[RECORDED DATA]
— start —

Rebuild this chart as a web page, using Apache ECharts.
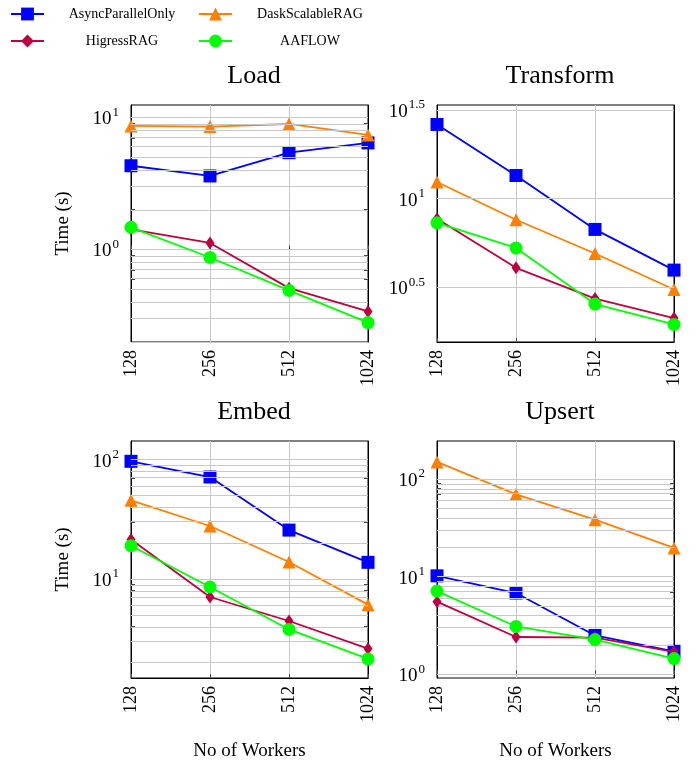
<!DOCTYPE html>
<html>
<head>
<meta charset="utf-8">
<title>Time vs workers</title>
<script src="https://cdn.jsdelivr.net/npm/echarts@6/dist/echarts.min.js"></script>
<style>
    html, body { margin: 0; padding: 0; background: #fff; }
    #main { width: 700px; height: 762px; }
</style>
</head>
<body>
<div id="main"></div>
<script>
const workers = ['128', '256', '512', '1024'];
const seriesNames = ['AsyncParallelOnly', 'DaskScalableRAG', 'HigressRAG', 'AAFLOW'];

// Load (s)
const loadAsync = [4.3, 3.6, 5.4, 6.4];
const loadDask = [8.6, 8.5, 8.9, 7.35];
const loadHigress = [1.42, 1.12, 0.51, 0.34];
const loadAaflow = [1.47, 0.87, 0.49, 0.28];

// Transform (s)
const transformAsync = [26.2, 13.5, 6.7, 3.95];
const transformDask = [12.4, 7.6, 4.9, 3.07];
const transformHigress = [7.7, 4.07, 2.73, 2.12];
const transformAaflow = [7.3, 5.27, 2.54, 1.95];

// Embed (s)
const embedAsync = [96.8, 71.5, 25.7, 13.8];
const embedDask = [45.6, 27.8, 13.9, 6.1];
const embedHigress = [21.4, 7.07, 4.45, 2.61];
const embedAaflow = [19.0, 8.57, 3.78, 2.14];

// Upsert (s)
const upsertAsync = [10.2, 6.8, 2.5, 1.72];
const upsertDask = [150, 69.8, 38.4, 19.7];
const upsertHigress = [5.55, 2.41, 2.38, 1.70];
const upsertAaflow = [7.12, 3.09, 2.27, 1.45];

// labelled y ticks, as powers of ten
const loadTicks = [0, 1];
const transformTicks = [0.5, 1, 1.5];
const embedTicks = [1, 2];
const upsertTicks = [0, 1, 2];

const colors = ['#0000ff', '#ff8000', '#bf0040', '#00ff00'];
const symbols = ['rect', 'triangle', 'diamond', 'circle'];
const symbolSizes = [13, 13, [9, 13], 13];
const font = "'Liberation Serif', 'Times New Roman', serif";

// the y axes are log10 scales: values are plotted as log10(seconds)
const panels = [
    { title: 'Load', data: [loadAsync, loadDask, loadHigress, loadAaflow], ticks: loadTicks,
      min: -0.70, max: 1.093, minor: true, left: 131, top: 105 },
    { title: 'Transform', data: [transformAsync, transformDask, transformHigress, transformAaflow], ticks: transformTicks,
      min: 0.191, max: 1.528, minor: false, left: 437, top: 105 },
    { title: 'Embed', data: [embedAsync, embedDask, embedHigress, embedAaflow], ticks: embedTicks,
      min: 0.171, max: 2.156, minor: true, left: 131, top: 441 },
    { title: 'Upsert', data: [upsertAsync, upsertDask, upsertHigress, upsertAaflow], ticks: upsertTicks,
      min: -0.038, max: 2.39, minor: true, left: 437, top: 441 }
];

// minor grid at 2..9 x 10^n, none above the highest labelled tick
function minorValues(p, top) {
    let out = [];
    if (!p.minor) return out;
    for (let e = Math.floor(p.min); e < top; e++) {
        for (let k = 2; k <= 9; k++) {
            let v = e + Math.log10(k);
            if (v > p.min && v < top) out.push(v);
        }
    }
    return out;
}

let grids = [], xAxes = [], yAxes = [], series = [], titles = [];

panels.forEach(function (p, i) {
    let majors = p.ticks.filter(function (t) { return t >= p.min && t <= p.max; });
    let allLines = majors.concat(minorValues(p, Math.max.apply(null, majors)));
    let isLeft = p.left < 300;
    let isBottom = p.top > 300;

    grids.push({ left: p.left, top: p.top, width: 237, height: 237,
        show: true, borderColor: '#000', borderWidth: 1 });

    titles.push({ text: p.title, left: p.left + 118, top: p.top - 47, textAlign: 'center',
        textStyle: { fontFamily: font, fontSize: 26, fontWeight: 'normal', color: '#000' } });

    xAxes.push({
        type: 'category', gridIndex: i, data: workers, boundaryGap: false,
        axisLine: { lineStyle: { color: '#000' } },
        axisTick: { inside: true, length: 4, lineStyle: { color: '#444' } },
        axisLabel: { rotate: 90, margin: 8, fontFamily: font, fontSize: 18, color: '#000' },
        splitLine: { show: true, lineStyle: { color: '#c8c8c8' } },
        name: isBottom ? 'No of Workers' : '', nameLocation: 'middle', nameGap: 64,
        nameTextStyle: { fontFamily: font, fontSize: 19, color: '#000' }
    });

    yAxes.push({
        type: 'value', gridIndex: i, min: p.min, max: p.max,
        axisLine: { show: true, lineStyle: { color: '#000' } },
        axisTick: { show: true, inside: true, length: 4, customValues: allLines, lineStyle: { color: '#444' } },
        axisLabel: {
            customValues: majors, margin: 12, color: '#000',
            formatter: function (v) { return '{b|10}{s|' + (+v.toFixed(1)) + '}'; },
            rich: {
                b: { fontFamily: font, fontSize: 19, color: '#000', padding: [4, 0, 0, 0] },
                s: { fontFamily: font, fontSize: 13, color: '#000', padding: [0, 0, 10, 1] }
            }
        },
        splitLine: { show: false },
        name: isLeft ? 'Time (s)' : '', nameLocation: 'middle', nameGap: 58,
        nameTextStyle: { fontFamily: font, fontSize: 19, color: '#000' }
    });
    yAxes.push({
        type: 'value', gridIndex: i, min: p.min, max: p.max, position: 'right',
        axisLine: { show: true, lineStyle: { color: '#000' } },
        axisTick: { show: true, inside: true, length: 4, customValues: allLines, lineStyle: { color: '#444' } },
        axisLabel: { show: false },
        splitLine: { show: false }
    });

    // horizontal grid lines
    series.push({
        name: 'grid' + i, type: 'line', xAxisIndex: i, yAxisIndex: 2 * i, data: [],
        silent: true, z: 1,
        markLine: {
            symbol: 'none', silent: true, animation: false, label: { show: false },
            lineStyle: { color: '#c8c8c8', width: 1, type: 'solid' },
            data: allLines.map(function (v) { return { yAxis: v }; })
        }
    });

    p.data.forEach(function (vals, s) {
        series.push({
            name: seriesNames[s], type: 'line', xAxisIndex: i, yAxisIndex: 2 * i,
            data: vals.map(function (v) { return Math.log10(v); }),
            symbol: symbols[s], symbolSize: symbolSizes[s], z: 3 + s,
            itemStyle: { color: colors[s] },
            lineStyle: { color: colors[s], width: 1.8 }
        });
    });
});

// one legend per entry so the two columns line up
function legendItem(name, left, top) {
    return {
        data: [name], left: left, top: top, itemWidth: 33, itemHeight: 16,
        formatter: '{a|{name}}',
        textStyle: { rich: { a: { width: 146, align: 'center', fontFamily: font, fontSize: 14, color: '#000' } } }
    };
}

let myChart = echarts.init(document.getElementById('main'));
myChart.setOption({
    animation: false,
    title: titles,
    legend: [
        legendItem(seriesNames[0], 5, 2),
        legendItem(seriesNames[1], 193, 2),
        legendItem(seriesNames[2], 5, 29),
        legendItem(seriesNames[3], 193, 29)
    ],
    grid: grids,
    xAxis: xAxes,
    yAxis: yAxes,
    series: series
});
</script>
</body>
</html>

— end —

[WHAT NEEDS TO BE DONE] Give again, word for word, every line from the top of the data above to the line holding "const embedAaflow = [19.0, 8.57, 3.78, 2.14];", inclusive, with the pictures left out.

[TASK ANSWER]
Rebuild this chart as a web page, using Apache ECharts.
<!DOCTYPE html>
<html>
<head>
<meta charset="utf-8">
<title>Time vs workers</title>
<script src="https://cdn.jsdelivr.net/npm/echarts@6/dist/echarts.min.js"></script>
<style>
    html, body { margin: 0; padding: 0; background: #fff; }
    #main { width: 700px; height: 762px; }
</style>
</head>
<body>
<div id="main"></div>
<script>
const workers = ['128', '256', '512', '1024'];
const seriesNames = ['AsyncParallelOnly', 'DaskScalableRAG', 'HigressRAG', 'AAFLOW'];

// Load (s)
const loadAsync = [4.3, 3.6, 5.4, 6.4];
const loadDask = [8.6, 8.5, 8.9, 7.35];
const loadHigress = [1.42, 1.12, 0.51, 0.34];
const loadAaflow = [1.47, 0.87, 0.49, 0.28];

// Transform (s)
const transformAsync = [26.2, 13.5, 6.7, 3.95];
const transformDask = [12.4, 7.6, 4.9, 3.07];
const transformHigress = [7.7, 4.07, 2.73, 2.12];
const transformAaflow = [7.3, 5.27, 2.54, 1.95];

// Embed (s)
const embedAsync = [96.8, 71.5, 25.7, 13.8];
const embedDask = [45.6, 27.8, 13.9, 6.1];
const embedHigress = [21.4, 7.07, 4.45, 2.61];
const embedAaflow = [19.0, 8.57, 3.78, 2.14];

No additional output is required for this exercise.